PROBLEM REQUIREMENTS >>
Repeat, exactly and in full, the lines of the listing below, but without any pictures.

----

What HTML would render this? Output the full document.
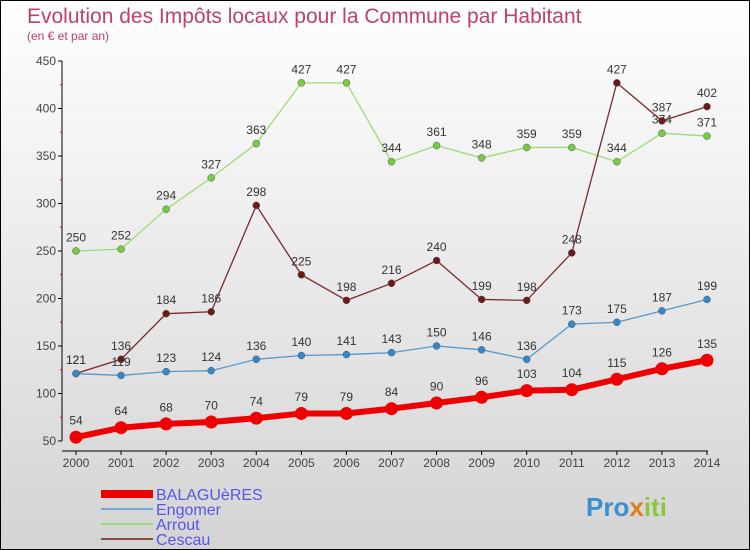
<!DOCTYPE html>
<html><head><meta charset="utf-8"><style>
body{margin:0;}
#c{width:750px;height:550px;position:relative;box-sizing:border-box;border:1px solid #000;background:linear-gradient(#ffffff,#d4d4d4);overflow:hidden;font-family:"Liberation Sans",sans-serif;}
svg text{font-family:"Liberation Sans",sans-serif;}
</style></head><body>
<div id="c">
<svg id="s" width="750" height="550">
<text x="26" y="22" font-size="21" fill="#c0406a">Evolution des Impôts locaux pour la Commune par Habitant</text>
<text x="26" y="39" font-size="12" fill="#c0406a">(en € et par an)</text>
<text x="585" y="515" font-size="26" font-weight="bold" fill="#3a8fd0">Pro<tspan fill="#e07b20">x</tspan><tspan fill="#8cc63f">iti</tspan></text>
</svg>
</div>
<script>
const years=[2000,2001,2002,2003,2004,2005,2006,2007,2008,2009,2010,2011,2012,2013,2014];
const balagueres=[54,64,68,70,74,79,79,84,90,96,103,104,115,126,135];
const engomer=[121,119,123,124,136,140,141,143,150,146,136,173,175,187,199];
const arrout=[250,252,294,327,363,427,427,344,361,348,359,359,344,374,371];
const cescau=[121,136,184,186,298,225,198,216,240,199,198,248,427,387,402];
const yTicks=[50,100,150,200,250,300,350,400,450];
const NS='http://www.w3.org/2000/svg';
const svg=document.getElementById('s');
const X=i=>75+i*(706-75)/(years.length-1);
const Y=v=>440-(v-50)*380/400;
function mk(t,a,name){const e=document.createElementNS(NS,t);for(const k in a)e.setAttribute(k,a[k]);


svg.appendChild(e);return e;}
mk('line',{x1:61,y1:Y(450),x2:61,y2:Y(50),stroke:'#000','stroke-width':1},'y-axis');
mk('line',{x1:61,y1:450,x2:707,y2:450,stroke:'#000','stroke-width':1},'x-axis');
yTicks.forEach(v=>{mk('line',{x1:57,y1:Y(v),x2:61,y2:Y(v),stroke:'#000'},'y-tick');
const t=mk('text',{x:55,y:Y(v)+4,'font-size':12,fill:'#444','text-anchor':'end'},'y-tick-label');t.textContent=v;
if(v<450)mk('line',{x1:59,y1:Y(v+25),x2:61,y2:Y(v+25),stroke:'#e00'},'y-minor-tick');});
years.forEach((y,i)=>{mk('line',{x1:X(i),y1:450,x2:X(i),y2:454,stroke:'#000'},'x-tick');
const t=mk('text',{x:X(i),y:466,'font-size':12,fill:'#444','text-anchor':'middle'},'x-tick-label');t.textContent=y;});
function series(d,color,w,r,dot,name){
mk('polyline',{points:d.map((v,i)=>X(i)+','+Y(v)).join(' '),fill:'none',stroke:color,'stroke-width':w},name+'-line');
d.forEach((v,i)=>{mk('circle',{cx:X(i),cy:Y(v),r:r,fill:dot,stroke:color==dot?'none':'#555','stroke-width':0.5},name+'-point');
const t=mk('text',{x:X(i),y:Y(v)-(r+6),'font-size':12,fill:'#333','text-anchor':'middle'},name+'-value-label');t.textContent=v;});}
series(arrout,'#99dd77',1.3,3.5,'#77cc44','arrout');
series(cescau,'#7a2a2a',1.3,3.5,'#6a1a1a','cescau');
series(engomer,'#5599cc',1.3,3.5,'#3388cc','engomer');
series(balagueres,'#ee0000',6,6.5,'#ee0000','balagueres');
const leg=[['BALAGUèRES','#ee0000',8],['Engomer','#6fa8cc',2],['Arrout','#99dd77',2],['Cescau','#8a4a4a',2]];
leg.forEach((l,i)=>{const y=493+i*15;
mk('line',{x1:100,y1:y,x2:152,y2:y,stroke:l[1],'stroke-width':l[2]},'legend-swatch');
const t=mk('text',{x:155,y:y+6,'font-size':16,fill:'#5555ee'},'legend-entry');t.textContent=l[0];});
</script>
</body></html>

----

FINISHED TASK >>
What HTML would render this? Output the full document.
<!DOCTYPE html>
<html><head><meta charset="utf-8"><style>
body{margin:0;}
#c{width:750px;height:550px;position:relative;box-sizing:border-box;border:1px solid #000;background:linear-gradient(#ffffff,#d4d4d4);overflow:hidden;font-family:"Liberation Sans",sans-serif;}
svg text{font-family:"Liberation Sans",sans-serif;}
</style></head><body>
<div id="c">
<svg id="s" width="750" height="550">
<text x="26" y="22" font-size="21" fill="#c0406a">Evolution des Impôts locaux pour la Commune par Habitant</text>
<text x="26" y="39" font-size="12" fill="#c0406a">(en € et par an)</text>
<text x="585" y="515" font-size="26" font-weight="bold" fill="#3a8fd0">Pro<tspan fill="#e07b20">x</tspan><tspan fill="#8cc63f">iti</tspan></text>
</svg>
</div>
<script>
const years=[2000,2001,2002,2003,2004,2005,2006,2007,2008,2009,2010,2011,2012,2013,2014];
const balagueres=[54,64,68,70,74,79,79,84,90,96,103,104,115,126,135];
const engomer=[121,119,123,124,136,140,141,143,150,146,136,173,175,187,199];
const arrout=[250,252,294,327,363,427,427,344,361,348,359,359,344,374,371];
const cescau=[121,136,184,186,298,225,198,216,240,199,198,248,427,387,402];
const yTicks=[50,100,150,200,250,300,350,400,450];
const NS='http://www.w3.org/2000/svg';
const svg=document.getElementById('s');
const X=i=>75+i*(706-75)/(years.length-1);
const Y=v=>440-(v-50)*380/400;
function mk(t,a,name){const e=document.createElementNS(NS,t);for(const k in a)e.setAttribute(k,a[k]);


svg.appendChild(e);return e;}
mk('line',{x1:61,y1:Y(450),x2:61,y2:Y(50),stroke:'#000','stroke-width':1},'y-axis');
mk('line',{x1:61,y1:450,x2:707,y2:450,stroke:'#000','stroke-width':1},'x-axis');
yTicks.forEach(v=>{mk('line',{x1:57,y1:Y(v),x2:61,y2:Y(v),stroke:'#000'},'y-tick');
const t=mk('text',{x:55,y:Y(v)+4,'font-size':12,fill:'#444','text-anchor':'end'},'y-tick-label');t.textContent=v;
if(v<450)mk('line',{x1:59,y1:Y(v+25),x2:61,y2:Y(v+25),stroke:'#e00'},'y-minor-tick');});
years.forEach((y,i)=>{mk('line',{x1:X(i),y1:450,x2:X(i),y2:454,stroke:'#000'},'x-tick');
const t=mk('text',{x:X(i),y:466,'font-size':12,fill:'#444','text-anchor':'middle'},'x-tick-label');t.textContent=y;});
function series(d,color,w,r,dot,name){
mk('polyline',{points:d.map((v,i)=>X(i)+','+Y(v)).join(' '),fill:'none',stroke:color,'stroke-width':w},name+'-line');
d.forEach((v,i)=>{mk('circle',{cx:X(i),cy:Y(v),r:r,fill:dot,stroke:color==dot?'none':'#555','stroke-width':0.5},name+'-point');
const t=mk('text',{x:X(i),y:Y(v)-(r+6),'font-size':12,fill:'#333','text-anchor':'middle'},name+'-value-label');t.textContent=v;});}
series(arrout,'#99dd77',1.3,3.5,'#77cc44','arrout');
series(cescau,'#7a2a2a',1.3,3.5,'#6a1a1a','cescau');
series(engomer,'#5599cc',1.3,3.5,'#3388cc','engomer');
series(balagueres,'#ee0000',6,6.5,'#ee0000','balagueres');
const leg=[['BALAGUèRES','#ee0000',8],['Engomer','#6fa8cc',2],['Arrout','#99dd77',2],['Cescau','#8a4a4a',2]];
leg.forEach((l,i)=>{const y=493+i*15;
mk('line',{x1:100,y1:y,x2:152,y2:y,stroke:l[1],'stroke-width':l[2]},'legend-swatch');
const t=mk('text',{x:155,y:y+6,'font-size':16,fill:'#5555ee'},'legend-entry');t.textContent=l[0];});
</script>
</body></html>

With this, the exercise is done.